Ahí veíamos representados a Cortés, a Gonzalo de Sandoval, a Cristóbal de Olid y otros destacados ibéricos personificados muy calificadamente por nuestros vecinos. En la otra fila, podíamos encontrar a Cuauhtémoc, Moctezuma, La Malinche y otros bizarros mexicas haciendo el parlamento y contestando puntualmente el diálogo versado sobre el histórico acontecimiento.

La gente, en cantidad de 100 ó 150, se acomodaba en la banqueta o en las sillas que sacaban para mayor comodidad.
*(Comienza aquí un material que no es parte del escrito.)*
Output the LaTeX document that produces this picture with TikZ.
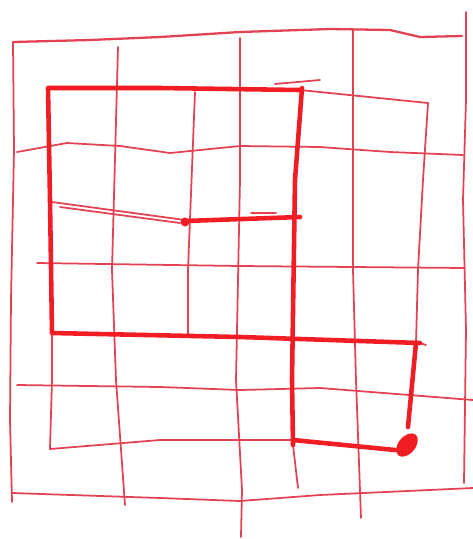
\documentclass[tikz,border=0pt]{standalone}
\usepackage{tikz}
\usepackage{xcolor}
\usetikzlibrary{calc}
\definecolor{gridred}{RGB}{226,66,82}
\definecolor{pathred}{RGB}{240,30,36}

\begin{document}
\begin{tikzpicture}[x=0.02cm, y=-0.02cm,
    gridline/.style={draw=gridred, line width=1pt, line cap=round, line join=round},
    mazeline/.style={draw=pathred, line width=2.6pt, line cap=round, line join=round}]
    \useasboundingbox (0,0) rectangle (473,539);

    % Outer border
    \draw[gridline, line width=1.3pt] (13,42) -- (90,40) -- (160,37) -- (240,32) -- (330,29) -- (390,30) -- (420,37) -- (462,36);
    \draw[gridline] (13,42) -- (14,150) -- (11,300) -- (10,420) -- (12,502);
    \draw[gridline] (466,12) -- (466,100) -- (463,200) -- (466,330) -- (464,483);
    \draw[gridline] (12,493) -- (160,498) -- (240,501) -- (320,495) -- (473,488);

    % Vertical grid lines
    \draw[gridline] (118,47) -- (112,270) -- (116,380) -- (125,505);
    \draw[gridline] (195,92) -- (188,270) -- (188,337);
    \draw[gridline] (240,38) -- (240,180) -- (236,380) -- (242,490) -- (241,537);
    \draw[gridline] (293,445) -- (298,488);
    \draw[gridline] (353,30) -- (353,270) -- (356,380) -- (361,518);
    \draw[gridline] (428,103) -- (423,180) -- (418,270) -- (416,343);
    \draw[gridline] (52,335) -- (52,380) -- (50,449);

    % Horizontal grid lines
    \draw[gridline] (17,152) -- (67,143) -- (120,146) -- (170,153) -- (240,146) -- (320,147) -- (390,152) -- (463,155);
    \draw[gridline] (52,202) -- (185,220);
    \draw[gridline] (60,207) -- (180,223);
    \draw[gridline] (251,213) -- (276,213);
    \draw[gridline] (37,263) -- (240,266) -- (465,268);
    \draw[gridline] (17,385) -- (160,387) -- (240,390) -- (320,388) -- (473,400);
    \draw[gridline] (50,449) -- (160,440) -- (293,440);
    \draw[gridline] (275,84) -- (320,80);
    \draw[gridline] (300,90) -- (428,103);
    \draw[gridline] (420,343) -- (426,345);

    % Thick path
    \draw[mazeline] (300,90) -- (160,88) -- (48,88) -- (50,200) -- (52,333) -- (240,337) -- (420,343);
    \draw[mazeline] (302,88) -- (295,180) -- (292,380) -- (293,445);
    \draw[mazeline] (293,440) -- (395,450);
    \draw[mazeline] (416,343) -- (408,427);
    \draw[mazeline] (185,221) -- (300,217);
    \fill[pathred] (185,222) circle (0.09cm);

    % End spot
    \fill[pathred, rotate around={50:(407,445)}] (407,445) ellipse [x radius=0.27cm, y radius=0.17cm];
\end{tikzpicture}
\end{document}
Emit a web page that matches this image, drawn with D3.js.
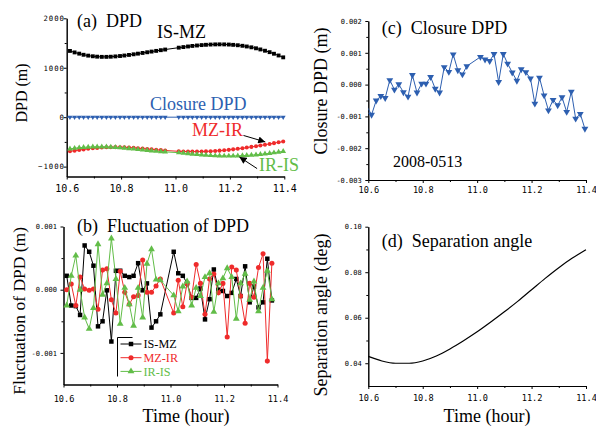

Daniel Tapia o el Güero Milio eran “los viejos”, correteaban a los chiquillos que se acercaban en torno a la danza y si algún distraído era asegurado, los otros venían corriendo, y entre todos lo “manteaban”. El más ágil era Miguel Silva, que pegaba unas carreronas que parecía venado, aunque para brincar no había otro como don Chuy El Parchado, que representaba al indio de la flecha y pegaba unos saltos descomunales.

Aparte de La Malinche, había otra mujer a la que le decían La Marina, del lado de los españoles, y el coloquio se repetía y repetía todas las noches, hasta que se afinaba y se decía de corridito. Esta representación se hacía todas las noches y la gente al pie; las noches de enero era nuestra rutina esperar la hora para acomodarnos frente a la casona de mi abuelo para vernos otra vez los mismos, platicar y divertirnos sanamente con ese sencillo ejercicio dancístico. Eran los albores de la segunda mitad del siglo pasado, en una Villa pueblerina y risueña, con su cara de adobe y teja, pero muy limpia y aliñada.

Estas reuniones terminaban un viernes anterior a la salida, antes eran 4 días, uno de ida, salíamos a las 4 de la mañana y llegábamos a las 6 ó 7 de la tarde; 2 de estancia en Talpa y uno más de regreso. Pero les decía que un viernes antes terminaba el ensayo para, el domingo siguiente, realizar “el ensayo real”. Ese día, todos los danzantes se concentraban en la misma casa de mi abuelo y desde ahí, a las 5 de la tarde partían al Curato y en las canchas que estaban en la parte de atrás, muy elegantemente vestidos, caracterizados como el personaje que escenificaban, ahora sí a representar, tratando de no equivocarse el coloquio completo. Muy elegante y colorida esa agrupación, que convocaba centenares de personas para ver a nuestros vecinos escenificar los hechos de la Conquista de México.

Sus actores eran gente sencilla y humilde, que con mucha fe esperaban el fin de enero para viajar hasta Talpa y entrar en peregrinación el 1 de febrero; así fue desde hace 89 años, y así será este año. Sólo que la danza la lleva ahora Petra, la que vive por La Frontera.